Using the material below, repeat exactly the lines from the one with "Write the matplotlib code for this chart." through the one with "green = '#9BBB59'", ends included, without any images.

---- TASK DATA

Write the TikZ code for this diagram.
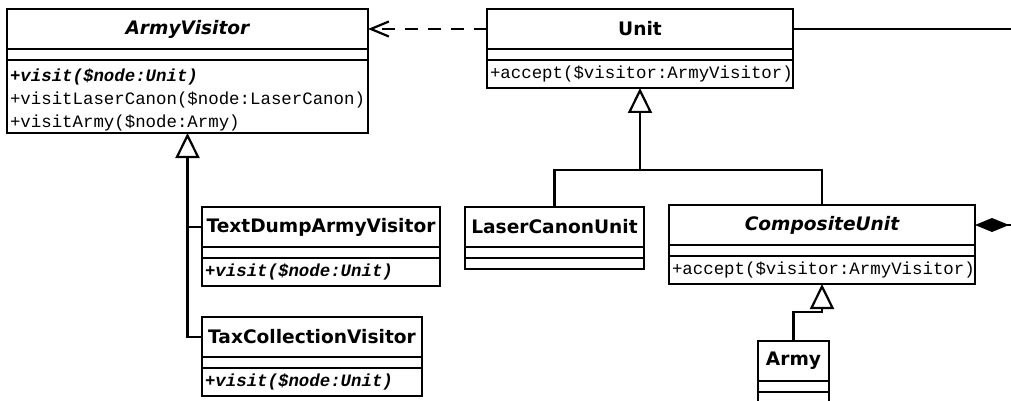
\documentclass[tikz,border=0pt]{standalone}
\usepackage{fontspec}
\usepackage{tikz}
\usetikzlibrary{positioning,arrows.meta}
\newfontfamily\namefamily{DejaVu Sans}
\newfontfamily\opsfamily{Liberation Mono}
\tikzset{>=Latex}

\begin{document}
\begin{tikzpicture}[
x=1pt, y=1pt,
uml/.style={draw=black, line width=2.6pt, inner sep=0pt, outer sep=0pt},
classname/.style={uml, anchor=north west, minimum width=#1, minimum height=40pt, font=\namefamily\bfseries\fontsize{18.6}{20}\selectfont},
classgap/.style={uml, minimum width=#1, minimum height=11pt},
classops/.style={uml, text width=#1, inner xsep=3pt, minimum height=28pt, align=left, font=\opsfamily\fontsize{17.4}{23}\selectfont},
inherit/.style={line width=2.2pt, -{Triangle[open, length=25pt, width=24pt]}},
depend/.style={line width=2.2pt, dash pattern=on 13pt off 10pt, -{Straight Barb[length=18pt, width=15pt]}},
assoc/.style={line width=2.2pt},
compose/.style={line width=2.2pt, {Diamond[length=34pt, width=14pt]}-},
]
\useasboundingbox (0,0) rectangle (1011,-401);
%Visitors
\node[classname=361pt] (avname) at (7,-9) {\itshape ArmyVisitor};
\node[classgap=361pt, below=0pt of avname] (avgap) {};
\node[classops=355pt, minimum height=73pt, below=0pt of avgap] (avops) {\rule{0pt}{19pt}\textbf{\textit{+visit(\$node:Unit)}}\\+visitLaserCanon(\$node:LaserCanon)\\+visitArmy(\$node:Army)};
\node[classname=238pt] (textname) at (202,-207) {TextDumpArmyVisitor};
\node[classgap=238pt, below=0pt of textname] (textgap) {};
\node[classops=232pt, below=0pt of textgap] (textops) {\textbf{\textit{+visit(\$node:Unit)}}};
\node[classname=220pt] (taxname) at (202,-317) {TaxCollectionVisitor};
\node[classgap=220pt, below=0pt of taxname] (taxgap) {};
\node[classops=214pt, below=0pt of taxgap] (taxops) {\textbf{\textit{+visit(\$node:Unit)}}};
%Units
\node[classname=306pt] (unitname) at (487,-9) {Unit};
\node[classgap=306pt, below=0pt of unitname] (unitgap) {};
\node[classops=300pt, below=0pt of unitgap] (unitops) {+accept(\$visitor:ArmyVisitor)};
\node[classname=179pt] (lasername) at (465,-207) {LaserCanonUnit};
\node[classgap=179pt, below=0pt of lasername] (lasergap) {};
\node[classgap=179pt, below=0pt of lasergap] (laserops) {};
\node[classname=306pt] (compname) at (669,-205) {\itshape CompositeUnit};
\node[classgap=306pt, below=0pt of compname] (compgap) {};
\node[classops=300pt, below=0pt of compgap] (compops) {+accept(\$visitor:ArmyVisitor)};
\node[classname=71pt] (armyname) at (758,-341) {Army};
\node[classgap=71pt, below=0pt of armyname] (armygap) {};
\node[classgap=71pt, minimum height=30pt, below=0pt of armygap] (armyops) {};
%Connectors
\coordinate (unitright) at (1030,-29);
\coordinate (compright) at (1030,-225);
\coordinate (unitjoin) at (unitops.south |- 0,-170);
\coordinate (armyjoin) at (compops.south |- 0,-312);
\draw[depend] (unitname.west) -- (avname.east);
\draw[assoc] (unitname.east) -- (unitright);
\draw[compose] (compname.east) -- (compright);
\draw[inherit] (unitjoin) -- (unitops.south);
\draw[assoc] (lasername.north) |- (unitjoin) -| (compname.north);
\draw[inherit] (armyname.north) |- (armyjoin) -- (compops.south);
\draw[assoc] (taxname.west) -| (textname.west -| avops.south);
\draw[inherit] (textname.west) -| (avops.south);
\end{tikzpicture}
\end{document}
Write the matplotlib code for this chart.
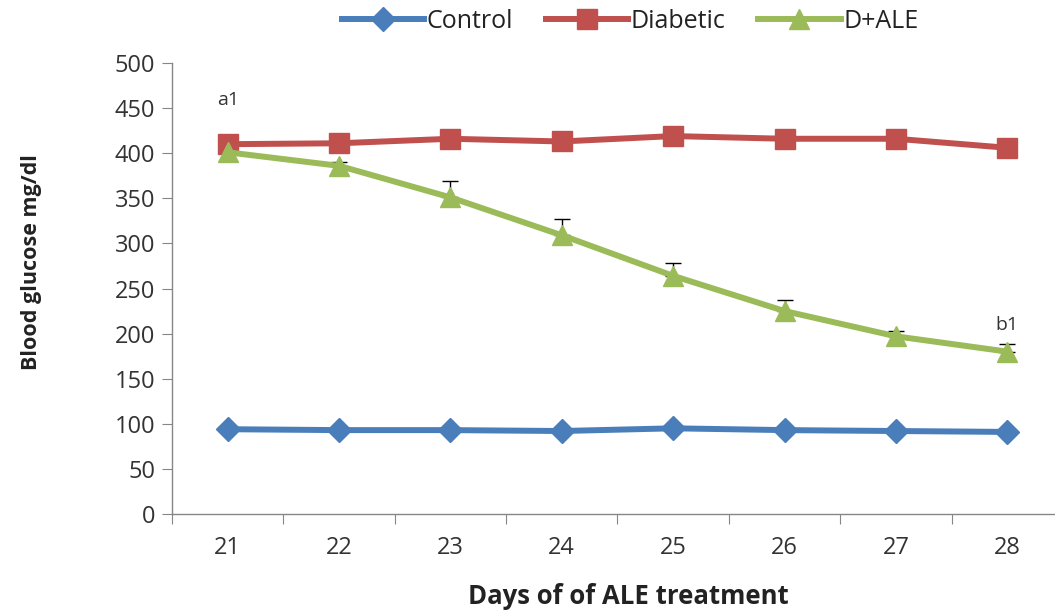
import matplotlib
matplotlib.use("Agg")
import matplotlib.pyplot as plt
import numpy as np

days = [21, 22, 23, 24, 25, 26, 27, 28]
control = [94, 93, 93, 92, 95, 93, 92, 91]
control_err = [2, 2, 2, 2, 2, 2, 2, 2]
diabetic = [410, 411, 416, 413, 419, 416, 416, 406]
diabetic_err = [6, 6, 10, 10, 6, 8, 10, 9]
dale = [401, 386, 351, 309, 264, 225, 197, 180]
dale_err = [4, 4, 18, 18, 14, 12, 6, 8]
yticks = [0, 50, 100, 150, 200, 250, 300, 350, 400, 450, 500]

plt.rcParams['font.family'] = ['Open Sans', 'DejaVu Sans']

fig = plt.figure(figsize=(10.55, 6.10), dpi=100)
ax = fig.add_axes([172/1055, 96/610, 891/1055, 451/610])

x = np.arange(len(days))
blue = '#4A7EBB'
red = '#C0504D'
green = '#9BBB59'

ax.errorbar(x, control, yerr=[np.zeros(len(days)), control_err], fmt='none',
            ecolor='black', elinewidth=1, capsize=5, zorder=2)
ax.errorbar(x, diabetic, yerr=[np.zeros(len(days)), diabetic_err], fmt='none',
            ecolor='black', elinewidth=1, capsize=5, zorder=2)
ax.errorbar(x, dale, yerr=[np.zeros(len(days)), dale_err], fmt='none',
            ecolor='black', elinewidth=1, capsize=6, zorder=2)

ax.plot(x, control, color=blue, lw=4.3, marker='D', ms=12, mfc=blue, mec=blue,
        label='Control', zorder=3)
ax.plot(x, diabetic, color=red, lw=4.3, marker='s', ms=15, mfc=red, mec=red,
        label='Diabetic', zorder=3)
ax.plot(x, dale, color=green, lw=4.3, marker='^', ms=15, mfc=green, mec=green,
        label='D+ALE', zorder=4)

ax.text(x[0], 459, 'a1', ha='center', va='center', fontsize=14, color='#333333')
ax.text(x[-1], 209, 'b1', ha='center', va='center', fontsize=14, color='#333333')

ax.set_xlim(-0.5, 7.5)
ax.set_ylim(0, 500)
ax.set_yticks(yticks)
ax.set_yticklabels([str(v) for v in yticks], fontsize=17, color='#333333')
ax.set_xticks(np.arange(-0.5, 8.0, 1.0))
ax.set_xticklabels([])
ax.set_xticks(x, minor=True)
ax.set_xticklabels([str(d) for d in days], minor=True, fontsize=17, color='#333333')
ax.tick_params(axis='x', which='major', direction='out', length=7, color='#868686')
ax.tick_params(axis='x', which='minor', length=0, pad=16)
ax.tick_params(axis='y', direction='out', length=7, color='#868686', pad=5)

for s in ['top', 'right']:
    ax.spines[s].set_visible(False)
for s in ['left', 'bottom']:
    ax.spines[s].set_color('#868686')
    ax.spines[s].set_linewidth(1)

fig.text(32/1055, 1 - 262/610, 'Blood glucose mg/dl', rotation=90, ha='center', va='center',
         fontsize=15.5, fontweight='bold', color='#222222')
fig.text(628/1055, 1 - 597/610, 'Days of of ALE treatment', ha='center', va='center',
         fontsize=18.5, fontweight='bold', color='#222222')

fig.legend(loc='center', bbox_to_anchor=(630/1055, 1 - 21/610), ncol=3, frameon=False,
           fontsize=18, handlelength=3.3, columnspacing=1.3, handletextpad=0.1,
           labelcolor='#222222')

fig.savefig('out.png', dpi=100)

--------

THE OUTPUT.
Write the matplotlib code for this chart.
import matplotlib
matplotlib.use("Agg")
import matplotlib.pyplot as plt
import numpy as np

days = [21, 22, 23, 24, 25, 26, 27, 28]
control = [94, 93, 93, 92, 95, 93, 92, 91]
control_err = [2, 2, 2, 2, 2, 2, 2, 2]
diabetic = [410, 411, 416, 413, 419, 416, 416, 406]
diabetic_err = [6, 6, 10, 10, 6, 8, 10, 9]
dale = [401, 386, 351, 309, 264, 225, 197, 180]
dale_err = [4, 4, 18, 18, 14, 12, 6, 8]
yticks = [0, 50, 100, 150, 200, 250, 300, 350, 400, 450, 500]

plt.rcParams['font.family'] = ['Open Sans', 'DejaVu Sans']

fig = plt.figure(figsize=(10.55, 6.10), dpi=100)
ax = fig.add_axes([172/1055, 96/610, 891/1055, 451/610])

x = np.arange(len(days))
blue = '#4A7EBB'
red = '#C0504D'
green = '#9BBB59'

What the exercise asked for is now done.